Voice Command Control 1.5 to 2.5 Seconds Hands on the wheel; requires vocal patience.
Nested Touchscreen Menu 4.0+ Seconds Requires full visual focus, increasing winter driving risks.

Is voice control a safe alternative to touchscreens?

While voice control keeps your hands on the wheel, laggy system responses and poor accent recognition can still cause cognitive distraction, though it remains safer than menu-diving.

Why are car manufacturers removing physical buttons?

It is significantly cheaper to program a single glass screen than to manufacture, wire, and assemble dozens of individual physical buttons and mechanical dials.

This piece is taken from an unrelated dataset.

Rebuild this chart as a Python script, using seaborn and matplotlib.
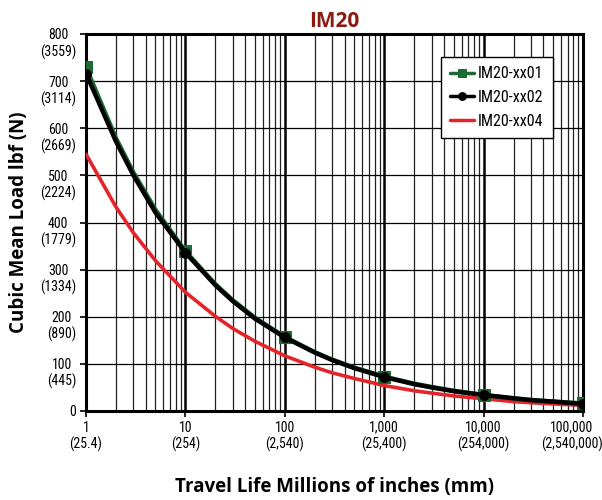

Are safety regulators doing anything about touchscreens?

Yes, organizations like Euro NCAP are beginning to require physical buttons for critical functions like turn signals and wipers to receive top safety ratings.

How can I make my touchscreen easier to use in winter?

Use capacitive-touch winter gloves, pre-warm your vehicle via its app, and utilize programmable steering wheel buttons for quick climate access.

Does screen size affect driver distraction?

Larger screens do not necessarily make driving safer; they often introduce more complex menus and brighter glare, which can impair your night vision.